J. D. Salinger’s books going digital, unpublished works to be released

Son realized the time had come since young only read books on their devices

By
August 13, 2019 19:07
2 minute read.
First-edition cover of ''The Catcher in the Rye'' (1951) by the American author J. D. Salinger, Jack

First-edition cover of ''The Catcher in the Rye'' (1951) by the American author J. D. Salinger, Jacket design by Michael Mitchell. (photo credit: BRANDT LUKE ZORN/WIKIMEDIA COMMONS)

Fans of J. D. Salinger, the writer whose works include The Catcher in the Rye, the classic novel which inspired a passionate following, have two reasons to rejoice this week: His son, Matthew Salinger, announced that his father’s books will be published digitally for the first time, and that his father’s unpublished works will also soon be published.
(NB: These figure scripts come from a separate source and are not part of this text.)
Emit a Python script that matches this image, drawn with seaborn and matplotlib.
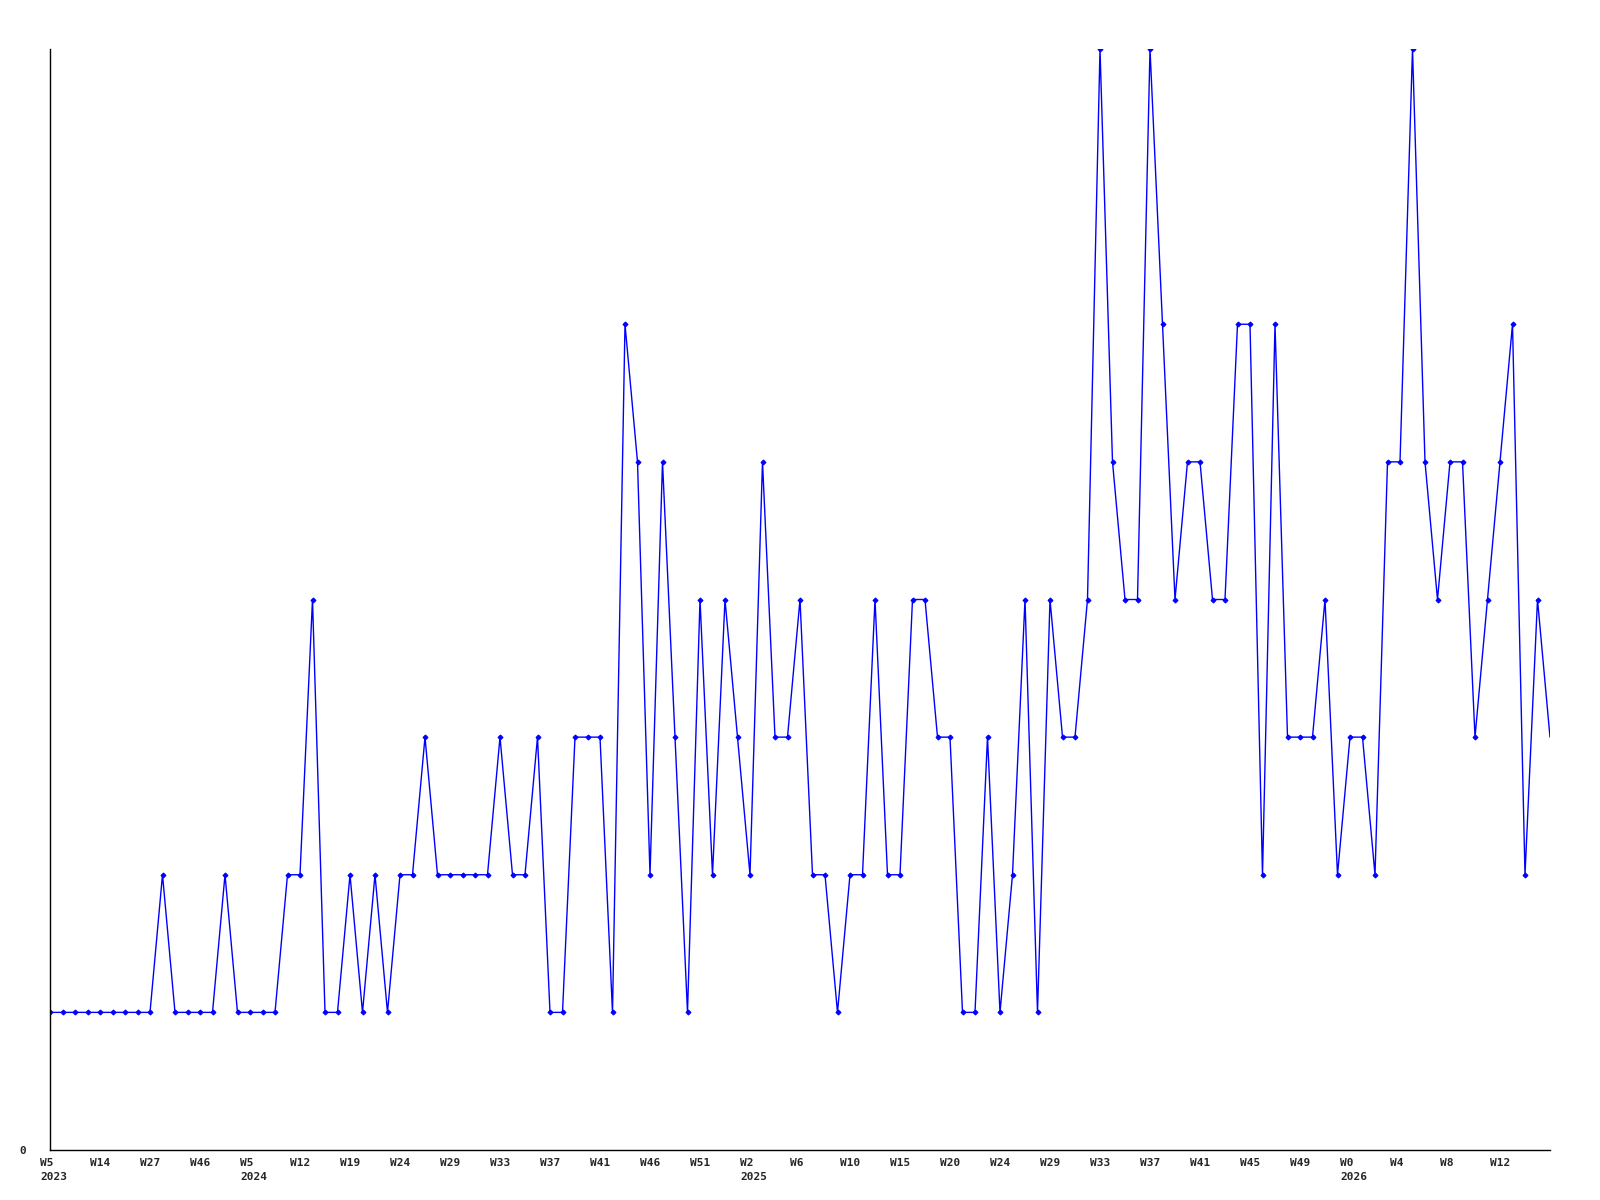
import numpy as np
import pandas as pd
import matplotlib
matplotlib.use("Agg")
import matplotlib.pyplot as plt
import matplotlib.transforms as mtransforms
import seaborn as sns

# weekly counts, one value per point
values = [1, 1, 1, 1, 1, 1, 1, 1, 1, 2,
          1, 1, 1, 1, 2, 1, 1, 1, 1, 2,
          2, 4, 1, 1, 2, 1, 2, 1, 2, 2,
          3, 2, 2, 2, 2, 2, 3, 2, 2, 3,
          1, 1, 3, 3, 3, 1, 6, 5, 2, 5,
          3, 1, 4, 2, 4, 3, 2, 5, 3, 3,
          4, 2, 2, 1, 2, 2, 4, 2, 2, 4,
          4, 3, 3, 1, 1, 3, 1, 2, 4, 1,
          4, 3, 3, 4, 8, 5, 4, 4, 8, 6,
          4, 5, 5, 4, 4, 6, 6, 2, 6, 3,
          3, 3, 4, 2, 3, 3, 2, 5, 5, 8,
          5, 4, 5, 5, 3, 4, 5, 6, 2, 4,
          3]

# labels shown every 4th point
week_labels = ["W5", "W14", "W27", "W46", "W5", "W12", "W19", "W24", "W29", "W33",
               "W37", "W41", "W46", "W51", "W2", "W6", "W10", "W15", "W20", "W24",
               "W29", "W33", "W37", "W41", "W45", "W49", "W0", "W4", "W8", "W12"]
# year shown under the first label of each year (by label position)
year_labels = {0: "2023", 4: "2024", 14: "2025", 26: "2026"}

df = pd.DataFrame({"idx": np.arange(len(values)), "count": values})

sns.set_style("white")
plt.rcParams["font.family"] = ["DejaVu Sans Mono", "DejaVu Sans"]

fig = plt.figure(figsize=(16, 12), dpi=100)
ax = fig.add_axes([50 / 1600, 1 - 1150 / 1200, 1500 / 1600, 1101 / 1200])

sns.lineplot(data=df, x="idx", y="count", ax=ax, color="#0000ff", linewidth=1.0,
             marker="D", markersize=2.5, markeredgewidth=0.8, markeredgecolor="#0000ff",
             markevery=list(range(len(values) - 1)))

ax.set_xlim(0, len(values) - 1)
ax.set_ylim(0, 8)
ax.set_xlabel("")
ax.set_ylabel("")

# x labels drawn as text, shifted a little left of each tick
tick_pos = list(range(0, len(values), 4))[:len(week_labels)]
ax.set_xticks(tick_pos)
ax.set_xticklabels([])
base = mtransforms.blended_transform_factory(ax.transData, ax.transAxes)
shift = mtransforms.ScaledTranslation(-10 / 100, -8 / 100, fig.dpi_scale_trans)
for k, (p, w) in enumerate(zip(tick_pos, week_labels)):
    txt = w + "\n" + year_labels[k] if k in year_labels else w
    ax.text(p, 0, txt, transform=base + shift, ha="left", va="top",
            fontsize=8, fontweight="bold", linespacing=1.45, clip_on=False)

ax.set_yticks([0])
ax.set_yticklabels(["0"], fontsize=8, fontweight="bold")
ax.tick_params(axis="x", length=0)
ax.tick_params(axis="y", length=0, pad=17)

for s in ["top", "right"]:
    ax.spines[s].set_visible(False)
for s in ["left", "bottom"]:
    ax.spines[s].set_color("black")
    ax.spines[s].set_linewidth(1.0)

fig.savefig("out.png", dpi=100)
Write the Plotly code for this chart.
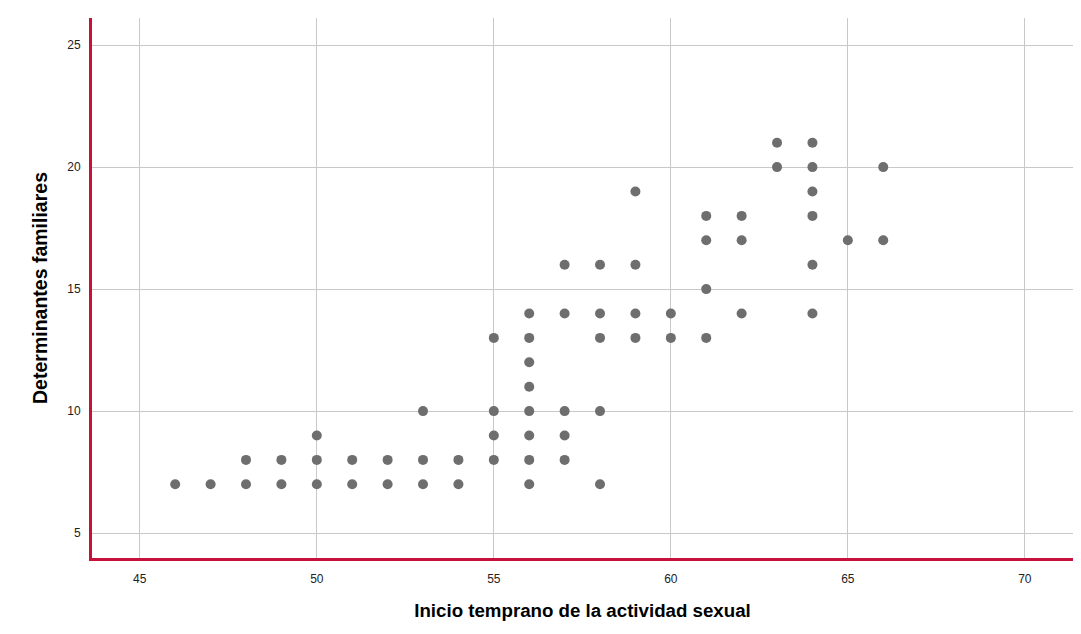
import plotly.graph_objects as go

# Data: x value -> list of y values
inicio = [46, 47, 48, 48, 49, 49, 50, 50, 50, 51, 51, 52, 52, 53, 53, 53, 54, 54,
          55, 55, 55, 55,
          56, 56, 56, 56, 56, 56, 56, 56,
          57, 57, 57, 57, 57,
          58, 58, 58, 58, 58,
          59, 59, 59, 59,
          60, 60,
          61, 61, 61, 61,
          62, 62, 62,
          63, 63,
          64, 64, 64, 64, 64, 64,
          65,
          66, 66]
determinantes = [7, 7, 7, 8, 7, 8, 7, 8, 9, 7, 8, 7, 8, 7, 8, 10, 7, 8,
                 8, 9, 10, 13,
                 7, 8, 9, 10, 11, 12, 13, 14,
                 8, 9, 10, 14, 16,
                 7, 10, 13, 14, 16,
                 13, 14, 16, 19,
                 13, 14,
                 13, 15, 17, 18,
                 14, 17, 18,
                 20, 21,
                 14, 16, 18, 19, 20, 21,
                 17,
                 17, 20]

x_ticks = [45, 50, 55, 60, 65, 70]
y_ticks = [5, 10, 15, 20, 25]

fig = go.Figure()
fig.add_trace(go.Scatter(
    x=inicio, y=determinantes, mode="markers",
    marker=dict(color="#6e6e6e", size=10, line=dict(width=0)),
    showlegend=False,
))

axis_font = dict(family="Arial, Liberation Sans, sans-serif", size=12, color="#222222")
xtitle_font = dict(family="Arial, Liberation Sans, sans-serif", size=18.7, color="#000000")
ytitle_font = dict(family="Arial, Liberation Sans, sans-serif", size=19.5, color="#000000")

fig.update_layout(
    width=1081, height=634,
    margin=dict(l=84, r=16, t=10, b=84),
    paper_bgcolor="white", plot_bgcolor="white",
    xaxis=dict(
        range=[43.65, 71.36], tickvals=x_ticks, ticktext=[str(v) for v in x_ticks],
        showgrid=True, gridcolor="#c8c8c8", gridwidth=1,
        showline=True, linecolor="#c8103c", linewidth=3,
        zeroline=False, ticks="", tickfont=axis_font, ticklabelstandoff=8,
        title=dict(text="<b>Inicio temprano de la actividad sexual</b>", font=xtitle_font, standoff=19),
    ),
    yaxis=dict(
        range=[3.98, 26.11], tickvals=y_ticks, ticktext=[str(v) for v in y_ticks],
        showgrid=True, gridcolor="#c8c8c8", gridwidth=1,
        showline=True, linecolor="#c8103c", linewidth=3,
        zeroline=False, ticks="", tickfont=axis_font, ticklabelstandoff=6,
        title=dict(text="<b>Determinantes familiares</b>", font=ytitle_font, standoff=15),
    ),
)

fig.write_html("out.html")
Salinger, whose father was Jewish and who had a Jewish upbringing, ceased publishing – but not writing – in 1965. He passed away at the age of 91 in 2010. His daughter Margaret and a former girlfriend, Joyce Maynard, both said that he wrote virtually every day at his New Hampshire home, but chose not to publish his work. Following his death, his admirers hoped that this unpublished writing would soon see the light of day. He also refused to allow many of his stories that were published in magazines during his lifetime to be collected in book form, suing to stop publication of one such collection. The only stories he permitted to be collected in book form were in Nine Stories, published in 1953. 

All of Salinger's previously published books will now become available digitally from publisher Little, Brown : The Catcher in the Rye, Nine Stories, Franny and Zooey, and the single volume featuring two novellas: Raise High the Roof Beam, Carpenters and Seymour: An Introduction

In an interview at the New York Public Library, which was reported in The New York Times, Matthew Salinger said he realized that it was time to publish his father’s work digitally when he saw how many young people around the world only read books on their phones and devices. 

Preparing his father’s manuscripts for publication, many of which were handwritten, has been a huge task. “It’s kept him very much alive for me,” the younger Salinger said at the interview. “It’s been fascinating and joyful, and moving and sad.”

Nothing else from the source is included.